Anyway. I’ve learnt a few things courtesy of Wikipedia today. One thing I’ve learnt: the world wide web isn’t actually the internet; the internet is a collection of servers and connections over which the world wide web operates.
Berners-Lee created many of the web items that many of us use in our explorations around the web and which we take for granted. Hyperlinks, which allow you to click on words like this one - hyperlink - and be transported to a place of my choice is just one of them. A collection of related pieces of information, created and then bound together by an individual (or group or company) in some logical or meaningful way and navigated through using hyperlinks is called a web site. The web site’s unique address - the place from which it is summoned by the web surfer (you, for example) - is designated by its Uniform Resource Locator - or URL.
Hyper Text Transfer Protocol - HTTP to most of us - specifies how the browser and server send the information to each other, and Hyper Text Markup Language - good ol’ HTML - is a method of encoding the information so it can be displayed on a variety of devices.
Berners-Lee’s world wide web fixed a number of problems that existed in the vanilla internet environment. For example, unidirectional links means I can now create a link to your webpage myself without you having to do something your end to make that link work. You, in turn, can create a link to this blog without me having to do anything. So go on then.

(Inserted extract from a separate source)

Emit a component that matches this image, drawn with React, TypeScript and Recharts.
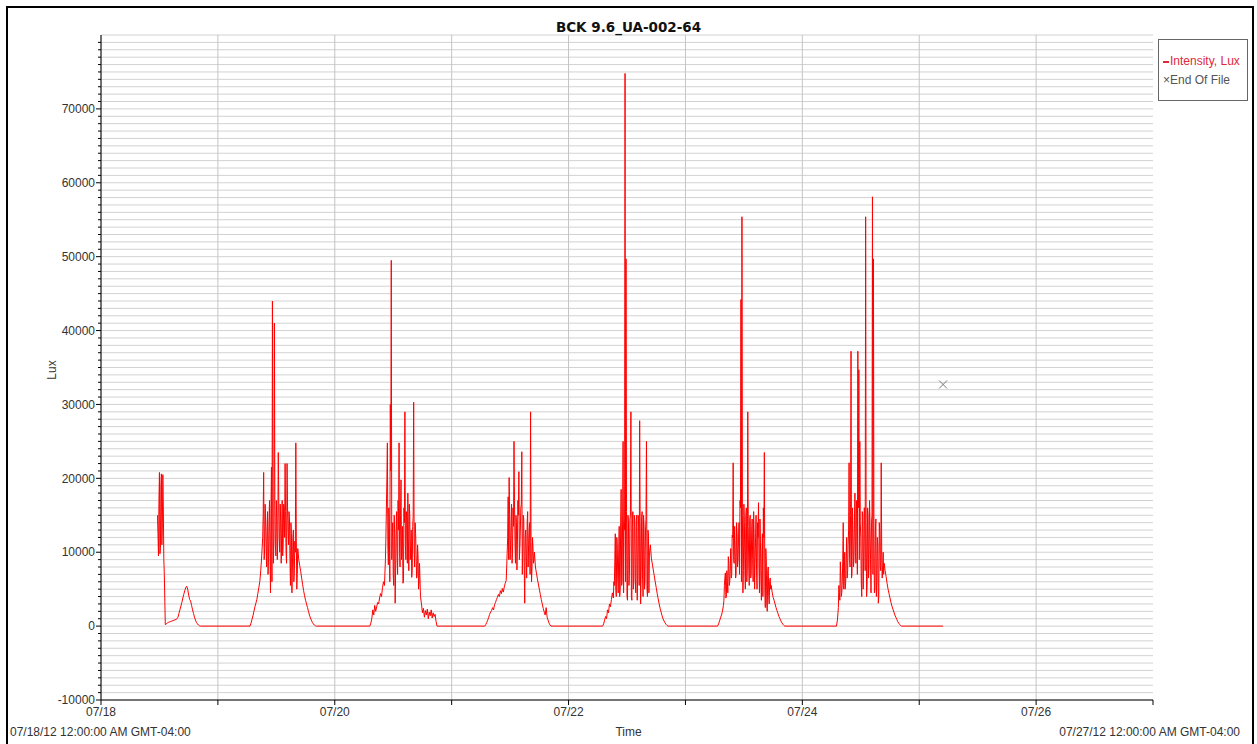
import React from "react";
import {
  ComposedChart,
  Line,
  Scatter,
  XAxis,
  YAxis,
  CartesianGrid,
} from "recharts";

// hours since 07/18 00:00, one reading every 0.2 h,
// plus in-between readings (offset 0.1 h) through the noisy midday stretch
const STEP = 0.2;

const day18Start = 11.6;
const day18Lux = [15000, 9500, 20800, 10500, 20600, 14000, 16000, 7000, 200, 300, 400, 500, 550, 600, 650, 700, 750, 800, 850, 900, 1000, 1200, 1700, 2200, 2700, 3200, 3800, 4300, 4800, 5200, 5400, 5000, 4200, 3600, 3400, 2800, 2200, 1700, 1200, 800, 500, 300, 150, 50, 0];
const day18MidStart = 11.7;
const day18Mid = [12500, 17000, 9800, 19000, 11000, 20500, 9000];

const day19Start = 30.6;
const day19Lux = [0, 400, 900, 1400, 2000, 2600, 3100, 3600, 4400, 5200, 6000, 7500, 9500, 12000, 20800, 10500, 14500, 8000, 15500, 9500, 17000, 4500, 21500, 44000, 8500, 41000, 11000, 17000, 9000, 23500, 12000, 16500, 8500, 17000, 11000, 16000, 22000, 10000, 22000, 13000, 15500, 9000, 14000, 4500, 12000, 6000, 11500, 24800, 5000, 10500, 9000, 8200, 7400, 6500, 5600, 4800, 4100, 3500, 3000, 2500, 2000, 1500, 1100, 800, 500, 300, 150, 50, 0];
const day19MidStart = 33.3;
const day19Mid = [15000, 9000, 16500, 11000, 13000, 7000, 14000, 10000, 16000, 6000, 15000, 12000, 17000, 9500, 14500, 12000, 17000, 10000, 14000, 12500, 9500, 16500, 12000, 15500, 8500, 16000, 11000, 14500, 5500, 12500, 8000, 13000, 7500, 10000, 12000, 7000];

const day20Start = 55.2;
const day20Lux = [0, 400, 1000, 2200, 1500, 2800, 2000, 2600, 3200, 3000, 3800, 4400, 4000, 5200, 6000, 5500, 9000, 16000, 24800, 8300, 14000, 30000, 49500, 12000, 7000, 15000, 3100, 13000, 9500, 17000, 24800, 8000, 19800, 10500, 5800, 16000, 29000, 9000, 14500, 18000, 7500, 15000, 11000, 6600, 13500, 30300, 8000, 12500, 6500, 11000, 5000, 8500, 4000, 3000, 1800, 2400, 1200, 2100, 1500, 2300, 1000, 1900, 1400, 2200, 1100, 1800, 1300, 1600, 600, 0];
const day20MidStart = 58.5;
const day20Mid = [12000, 20000, 11000, 16000, 6000, 21000, 9000, 14000, 5500, 12500, 8000, 15500, 7000, 13000, 10000, 15000, 9000, 13500, 6000, 14000, 11000, 15500, 8500, 12000, 16500, 9000, 13000, 7500, 15000, 10000, 14000, 9500, 7000, 9500, 6000];

const day21Start = 78.8;
const day21Lux = [0, 200, 500, 800, 1200, 1600, 1900, 2100, 2500, 2200, 2900, 3200, 3600, 3900, 4300, 4000, 4800, 4400, 5100, 4600, 5300, 5800, 6200, 10000, 17500, 20100, 9000, 14000, 8500, 16000, 25000, 11500, 15000, 7600, 17000, 20900, 10500, 16000, 23600, 9500, 14500, 3100, 13000, 6500, 15500, 11000, 14000, 29000, 6000, 12000, 8500, 10000, 8000, 7200, 6400, 5700, 5000, 4300, 3600, 3000, 2400, 1900, 1500, 2500, 1200, 800, 400, 150, 0];
const day21MidStart = 83.3;
const day21Mid = [8000, 12000, 9000, 15000, 11000, 16500, 10000, 13500, 17000, 8500, 14000, 11000, 15000, 9000, 13000, 16500, 7000, 15000, 8000, 12000, 9500, 14000, 8000, 13000, 7000, 11500, 8000, 10500, 9000];

const day22Start = 103.0;
const day22Lux = [0, 300, 800, 1300, 1000, 2200, 1800, 3000, 2600, 3600, 4500, 3800, 5500, 12500, 4000, 11000, 4500, 13500, 5000, 18500, 6000, 25000, 14000, 74800, 49700, 4000, 15000, 5500, 14500, 29000, 3500, 15500, 6000, 14000, 4500, 15000, 7000, 13500, 27800, 3000, 14500, 6500, 15000, 5000, 13000, 25000, 4000, 12500, 9500, 11000, 9200, 8400, 7600, 6800, 6000, 5200, 4400, 3700, 3000, 2400, 1900, 1400, 1000, 700, 450, 250, 100, 0];
const day22MidStart = 105.3;
const day22Mid = [6000, 9000, 5000, 12000, 6500, 10500, 4000, 14000, 5500, 15000, 4500, 13000, 6000, 15500, 3500, 14000, 7000, 15000, 4000, 13500, 5000, 15000, 6500, 14500, 3500, 15000, 5500, 14000, 7000, 15500, 4000, 13500, 6000, 14500, 5000, 13000, 4500, 10500];

const day23Start = 126.6;
const day23Lux = [0, 300, 700, 1100, 1500, 2000, 2800, 5500, 7200, 4000, 6000, 9400, 5500, 8000, 6500, 12300, 22100, 8500, 11000, 7000, 12500, 9000, 14000, 17000, 44200, 55400, 4500, 16500, 7500, 15000, 6000, 29000, 8000, 14500, 6500, 13000, 9000, 15500, 5000, 12000, 7500, 14000, 16700, 4500, 11500, 3500, 12500, 16000, 23500, 2500, 9000, 2000, 8000, 3000, 6500, 5500, 4600, 3900, 3500, 3000, 2500, 2100, 1700, 1300, 1000, 700, 450, 250, 100, 0];
const day23MidStart = 127.9;
const day23Mid = [3500, 6500, 3800, 7500, 4500, 8500, 6000, 10500, 7000, 12000, 9000, 13500, 6500, 14000, 8000, 12000, 7000, 16000, 6000, 15000, 7500, 14000, 5000, 16000, 8000, 13500, 5500, 15000, 7000, 14500, 6000, 12500, 8500, 15000, 5000, 12000, 8000, 14500, 6000, 10000, 4000, 12000, 5000, 10500, 3000, 7500, 4000, 6000, 5000];

const day24Start = 151.0;
const day24Lux = [0, 800, 2500, 4500, 8700, 4000, 6000, 14000, 6500, 5000, 9000, 6500, 11000, 22100, 8000, 37200, 7000, 12500, 9000, 18000, 8500, 15000, 37200, 34700, 25000, 12000, 4000, 15000, 9500, 16000, 55400, 4000, 16000, 6500, 17000, 9000, 14000, 58100, 49700, 4500, 13000, 4000, 12000, 3100, 14000, 8000, 22100, 6500, 10000, 8500, 7500, 6700, 5800, 5000, 4400, 3800, 3200, 2700, 2300, 1900, 1500, 1200, 900, 600, 400, 200, 80, 0];
const day24MidStart = 151.5;
const day24Mid = [5500, 3500, 7000, 4500, 9000, 5000, 10000, 6000, 12000, 7500, 13000, 9000, 15000, 6500, 16000, 8000, 14500, 10000, 17000, 7000, 16000, 9000, 14000, 6000, 15500, 5000, 16000, 7500, 14000, 5500, 15000, 8000, 13500, 4500, 15000, 7000, 13000, 5000, 14500, 6000, 11000, 4000, 12500, 7500, 9500, 8000, 7000];

const endHour = 172.9;
const endOfFileLux = 32700;

const dayTicks = [0, 24, 48, 72, 96, 120, 144, 168, 192, 216];
const dayLabels = ["07/18", "", "07/20", "", "07/22", "", "07/24", "", "07/26", ""];

const runs = [
  { start: day18Start, lux: day18Lux },
  { start: day18MidStart, lux: day18Mid },
  { start: day19Start, lux: day19Lux },
  { start: day19MidStart, lux: day19Mid },
  { start: day20Start, lux: day20Lux },
  { start: day20MidStart, lux: day20Mid },
  { start: day21Start, lux: day21Lux },
  { start: day21MidStart, lux: day21Mid },
  { start: day22Start, lux: day22Lux },
  { start: day22MidStart, lux: day22Mid },
  { start: day23Start, lux: day23Lux },
  { start: day23MidStart, lux: day23Mid },
  { start: day24Start, lux: day24Lux },
  { start: day24MidStart, lux: day24Mid },
];

const data: { h: number; v: number }[] = [];
runs.forEach((r) => {
  r.lux.forEach((v, i) => data.push({ h: +(r.start + i * STEP).toFixed(2), v }));
});
data.push({ h: endHour, v: 0 });
data.sort((a, b) => a.h - b.h);

const eofData = [{ h: endHour, v: endOfFileLux }];

const yTicks: number[] = [];
for (let v = -10000; v < 80000; v += 1000) yTicks.push(v);

const FONT = "'Liberation Sans', Arial, sans-serif";

function YTick(props: any) {
  const { x, y, payload } = props;
  const major = payload.value % 10000 === 0;
  return (
    <g>
      <line x1={x - (major ? 5 : 3)} x2={x} y1={y} y2={y} stroke="#000" />
      {major && (
        <text x={x - 6} y={y} dy="0.35em" textAnchor="end" fontSize={12} fill="#333" fontFamily={FONT}>
          {payload.value}
        </text>
      )}
    </g>
  );
}

function EofMark(props: any) {
  const { cx, cy } = props;
  return (
    <path
      d={`M${cx - 4},${cy - 4}L${cx + 4},${cy + 4}M${cx + 4},${cy - 4}L${cx - 4},${cy + 4}`}
      stroke="#777"
      strokeWidth={1}
    />
  );
}

// day lines, leaving out the last one on the right edge
const dayLines = ({ offset }: any) =>
  dayTicks.slice(0, -1).map((t) => offset.left + (t / 216) * offset.width);

export default function App() {
  return (
    <div style={{ position: "absolute", left: 0, top: 0, width: 1257, height: 744, overflow: "hidden", background: "#fff", fontFamily: FONT }}>
      <ComposedChart
        width={1257}
        height={744}
        data={data}
        margin={{ top: 35, right: 104, bottom: 14, left: 0 }}
      >
        <CartesianGrid vertical={false} stroke="#d2d2d2" />
        <CartesianGrid horizontal={false} stroke="#c4c4c4" verticalCoordinatesGenerator={dayLines} />
        <XAxis
          dataKey="h"
          type="number"
          domain={[0, 216]}
          ticks={dayTicks}
          interval={0}
          height={30}
          tickSize={5}
          tickMargin={2}
          stroke="#000"
          tick={{ fill: "#333", fontSize: 12, fontFamily: FONT }}
          tickFormatter={(v: number) => dayLabels[dayTicks.indexOf(v)] ?? ""}
        />
        <YAxis
          dataKey="v"
          type="number"
          domain={[-10000, 80000]}
          ticks={yTicks}
          interval={0}
          width={101}
          tickSize={0}
          tickMargin={0}
          stroke="#000"
          tick={(p: any) => <YTick {...p} />}
          allowDataOverflow
        />
        <Line
          type="linear"
          dataKey="v"
          stroke="#ff0000"
          strokeWidth={1}
          dot={false}
          activeDot={false}
          isAnimationActive={false}
        />
        <Scatter data={eofData} dataKey="v" shape={(p: any) => <EofMark {...p} />} isAnimationActive={false} />
      </ComposedChart>

      <div style={{ position: "absolute", left: 6, top: 6, width: 1248, height: 740, border: "2px solid #000", borderBottom: "none", boxSizing: "border-box", pointerEvents: "none" }} />

      <div style={{ position: "absolute", left: 0, width: 1257, top: 19, textAlign: "center", fontFamily: "'DejaVu Sans', sans-serif", fontWeight: "bold", fontSize: 13.5, color: "#111" }}>
        BCK 9.6_UA-002-64
      </div>

      <div style={{ position: "absolute", left: 38, top: 362, width: 30, height: 16, transform: "rotate(-90deg)", fontSize: 12, color: "#333", textAlign: "center" }}>
        Lux
      </div>

      <div style={{ position: "absolute", left: 0, width: 1257, top: 725, textAlign: "center", fontSize: 12, color: "#333" }}>Time</div>
      <div style={{ position: "absolute", left: 10, top: 725, fontSize: 12, color: "#333" }}>07/18/12 12:00:00 AM GMT-04:00</div>
      <div style={{ position: "absolute", right: 17, top: 725, fontSize: 12, color: "#333" }}>07/27/12 12:00:00 AM GMT-04:00</div>

      <div style={{ position: "absolute", left: 1158, top: 39, width: 90, height: 62, border: "1px solid #666", boxSizing: "border-box", background: "#fff", fontSize: 12, lineHeight: "19px", paddingTop: 12, paddingLeft: 4 }}>
        <div style={{ color: "#e0283c", whiteSpace: "nowrap" }}>
          <span style={{ display: "inline-block", width: 6, height: 2, background: "#e0283c", verticalAlign: "middle", marginRight: 1 }} />
          Intensity, Lux
        </div>
        <div style={{ color: "#555", whiteSpace: "nowrap" }}>×End Of File</div>
      </div>
    </div>
  );
}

Also, his world wide web is non-proprietary - which means you don’t need to build hardware to specific - and restrictive - operating standards.

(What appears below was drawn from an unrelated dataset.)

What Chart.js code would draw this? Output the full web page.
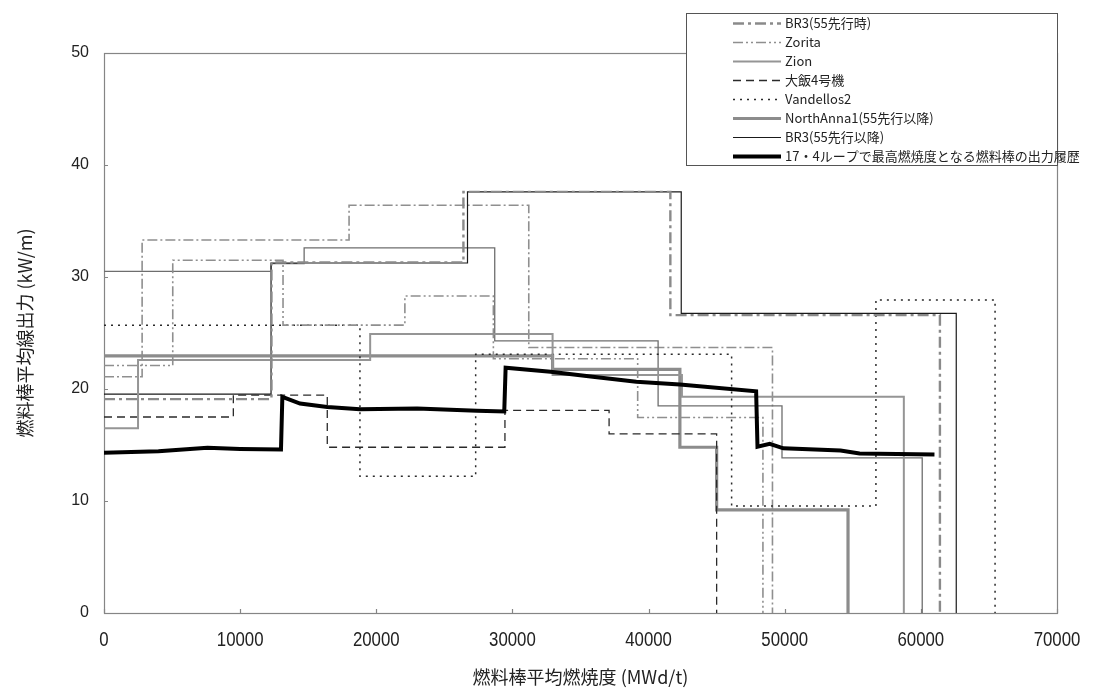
<!DOCTYPE html>
<html>
<head>
<meta charset="utf-8">
<script src="https://cdn.jsdelivr.net/npm/chart.js@4.4.0/dist/chart.umd.min.js"></script>
<style>
  body { margin: 0; background: #fff; }
  #chart { display: block; }
</style>
</head>
<body>
<canvas id="chart" width="1116" height="693"></canvas>
<script>
// 燃料棒平均燃焼度 (MWd/t) の区切りと、その区間の線出力 (kW/m)
const br3PreBurnup = [0, 12300, 26400, 41600, 61400];
const br3PrePower = [19.1, 31.3, 37.6, 26.6, 0];

const zoritaBurnup = [0, 5050, 13150, 22100, 28600, 39200, 48400];
const zoritaPower = [22.1, 31.5, 25.7, 28.3, 22.7, 17.45, 0];

const zoritaBBurnup = [0, 2800, 18000, 31200, 49100];
const zoritaBPower = [21.1, 33.3, 36.4, 23.7, 0];

const zionBurnup = [0, 2500, 19550, 32950, 42450, 58750];
const zionPower = [16.5, 22.6, 24.9, 21.25, 19.3, 0];

const ohi4Burnup = [0, 9500, 16400, 29450, 37100, 45000];
const ohi4Power = [17.5, 19.45, 14.8, 18.1, 16.0, 0];

const vandellosBurnup = [0, 18800, 27300, 46100, 56700, 65450];
const vandellosPower = [25.7, 12.2, 23.1, 9.55, 27.95, 0];

const northAnnaBurnup = [0, 32950, 42300, 45000, 54650];
const northAnnaPower = [22.95, 21.75, 14.8, 9.2, 0];

const br3PostBurnup = [0, 12270, 26700, 42400, 62600];
const br3PostPower = [19.55, 31.25, 37.6, 26.75, 0];

const br3BBurnup = [0, 12270, 14700, 28700, 40700, 49800, 60100];
const br3BPower = [30.5, 31.2, 32.6, 24.3, 18.5, 13.85, 0];

// 17・4ループの最高燃焼度燃料棒（連続した履歴）
const loopBurnup = [0, 4000, 7600, 10000, 13000, 13100, 14400, 16400, 18800, 23000, 27400, 29400,
  29500, 32800, 35900, 39100, 42300, 47900, 48000, 48900, 49900, 54100, 55500, 61000];
const loopPower = [14.3, 14.45, 14.75, 14.65, 14.6, 19.3, 18.7, 18.4, 18.2, 18.25, 18.05, 18.0,
  21.9, 21.55, 21.1, 20.65, 20.4, 19.8, 14.85, 15.1, 14.7, 14.5, 14.25, 14.15];

const xMax = 70000, xStep = 10000;
const yMax = 50, yStep = 10;

function pts(xs, ys) {
  return xs.map((x, i) => ({ x: x, y: ys[i] }));
}

const datasets = [
  { label: 'BR3(55先行時)', data: pts(br3PreBurnup, br3PrePower), stepped: true,
    borderColor: '#8a8a8a', borderWidth: 2.4, borderDash: [11, 4, 3, 4], inLegend: true },
  { label: 'Zorita', data: pts(zoritaBurnup, zoritaPower), stepped: true,
    borderColor: '#8f8f8f', borderWidth: 1.6, borderDash: [10, 3, 2, 3, 2, 3], inLegend: true },
  { label: 'Zion', data: pts(zionBurnup, zionPower), stepped: true,
    borderColor: '#959595', borderWidth: 2, inLegend: true },
  { label: '大飯4号機', data: pts(ohi4Burnup, ohi4Power), stepped: true,
    borderColor: '#2a2a2a', borderWidth: 1.3, borderDash: [8, 5], inLegend: true },
  { label: 'Vandellos2', data: pts(vandellosBurnup, vandellosPower), stepped: true,
    borderColor: '#2a2a2a', borderWidth: 1.5, borderDash: [2, 5], inLegend: true },
  { label: 'NorthAnna1(55先行以降)', data: pts(northAnnaBurnup, northAnnaPower), stepped: true,
    borderColor: '#8c8c8c', borderWidth: 3.2, inLegend: true },
  { label: 'BR3(55先行以降)', data: pts(br3PostBurnup, br3PostPower), stepped: true,
    borderColor: '#1a1a1a', borderWidth: 1.2, inLegend: true },
  { label: '17・4ループで最高燃焼度となる燃料棒の出力履歴', data: pts(loopBurnup, loopPower),
    borderColor: '#000', borderWidth: 4, order: -1, inLegend: true },
  { label: 'BR3', data: pts(br3BBurnup, br3BPower), stepped: true,
    borderColor: '#6e6e6e', borderWidth: 1.3, inLegend: false },
  { label: 'Zorita', data: pts(zoritaBBurnup, zoritaBPower), stepped: true,
    borderColor: '#8f8f8f', borderWidth: 1.6, borderDash: [10, 3, 2, 3], inLegend: false }
];

datasets.forEach(d => { d.pointRadius = 0; d.fill = false; d.tension = 0; });

// 白背景
const whiteBg = {
  id: 'whiteBg',
  beforeDraw(chart) {
    const ctx = chart.ctx;
    ctx.save();
    ctx.fillStyle = '#fff';
    ctx.fillRect(0, 0, chart.width, chart.height);
    ctx.restore();
  }
};

// プロット枠と内向きの目盛り、横軸の数値（幅を詰めた字形）
const frameTicks = {
  id: 'frameTicks',
  beforeDatasetsDraw(chart) {
    const { ctx, chartArea: a, scales } = chart;
    ctx.save();
    ctx.strokeStyle = '#858585';
    ctx.lineWidth = 1.2;
    ctx.strokeRect(a.left + 0.5, a.top + 0.5, a.right - a.left, a.bottom - a.top);
    ctx.beginPath();
    scales.x.ticks.forEach(t => {
      const px = Math.round(scales.x.getPixelForValue(t.value)) + 0.5;
      ctx.moveTo(px, a.bottom);
      ctx.lineTo(px, a.bottom - 4);
    });
    scales.y.ticks.forEach(t => {
      const py = Math.round(scales.y.getPixelForValue(t.value)) + 0.5;
      ctx.moveTo(a.left, py);
      ctx.lineTo(a.left + 4, py);
    });
    ctx.stroke();

    ctx.fillStyle = '#222';
    ctx.font = '20px "Liberation Sans", sans-serif';
    ctx.textAlign = 'center';
    ctx.textBaseline = 'middle';
    scales.x.ticks.forEach(t => {
      const px = scales.x.getPixelForValue(t.value);
      ctx.save();
      ctx.translate(px, a.bottom + 27);
      ctx.scale(0.84, 1);
      ctx.fillText(String(t.value), 0, 0);
      ctx.restore();
    });
    ctx.restore();
  }
};

// 右上の凡例ボックス
const boxLegend = {
  id: 'boxLegend',
  afterDraw(chart) {
    const ctx = chart.ctx;
    const left = 686, top = 13, w = 372, h = 153;
    ctx.save();
    ctx.fillStyle = '#fff';
    ctx.fillRect(left, top, w, h);
    ctx.strokeStyle = '#555';
    ctx.lineWidth = 1;
    ctx.setLineDash([]);
    ctx.strokeRect(left + 0.5, top + 0.5, w - 1, h - 1);
    ctx.font = '13px "Noto Sans CJK JP", sans-serif';
    ctx.textBaseline = 'middle';
    chart.data.datasets.filter(d => d.inLegend).forEach((d, i) => {
      const y = Math.round(top + 10 + i * 19) + 0.5;
      ctx.beginPath();
      ctx.strokeStyle = d.borderColor;
      ctx.lineWidth = d.borderWidth;
      ctx.setLineDash(d.borderDash || []);
      ctx.moveTo(733, y);
      ctx.lineTo(781, y);
      ctx.stroke();
      ctx.setLineDash([]);
      ctx.fillStyle = '#222';
      ctx.fillText(d.label, 785, y);
    });
    ctx.restore();
  }
};

new Chart(document.getElementById('chart').getContext('2d'), {
  type: 'line',
  data: { datasets: datasets },
  options: {
    responsive: false,
    animation: false,
    layout: { padding: { top: 53, right: 59, left: 0, bottom: 0 } },
    plugins: {
      legend: { display: false },
      tooltip: { enabled: false }
    },
    scales: {
      x: {
        type: 'linear',
        min: 0,
        max: xMax,
        grid: { display: false },
        border: { display: false },
        ticks: { stepSize: xStep, autoSkip: false, display: false },
        title: {
          display: true,
          text: '燃料棒平均燃焼度 (MWd/t)',
          color: '#222',
          font: { family: '"Noto Sans CJK JP", sans-serif', size: 18 },
          padding: { bottom: 5 }
        },
        afterFit(scale) { scale.height = 80; }
      },
      y: {
        min: 0,
        max: yMax,
        grid: { display: false },
        border: { display: false },
        ticks: {
          stepSize: yStep,
          padding: 7,
          color: '#222',
          font: { family: '"Liberation Sans", sans-serif', size: 16 }
        },
        title: {
          display: true,
          text: '燃料棒平均線出力 (kW/m)',
          color: '#222',
          font: { family: '"Noto Sans CJK JP", sans-serif', size: 18 },
          padding: { top: 14 }
        },
        afterFit(scale) { scale.width = 104; }
      }
    }
  },
  plugins: [whiteBg, frameTicks, boxLegend]
});
</script>
</body>
</html>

You’d think, then, that the first ever website would have been created by this man also. And you’d be right. Click here to check out the semi-naked babes on this humdinger…
(You just had to, didn’t you…)
Actually, the first image on the web is here and isn’t the worst (nor is it the best) picture I’ve ever seen.
The world’s first web-site was viewed, naturally enough, on the world’s first web browser. The browser is a tool used to retrieve the desired information - a document of text or images, for example - from the internet server at which it is stored. Berners-Lee’s browser was a little ropey; it could only run on CERN’s (who he worked for) computers. Mosaic was the first text and graphics browser more generally available, beginning life in 1987 and becoming an ex-browser in 1997. It later morphed into Netscape’s Navigator.
So there you have it: the world wide web was created by a Brit from London. Tell your friends.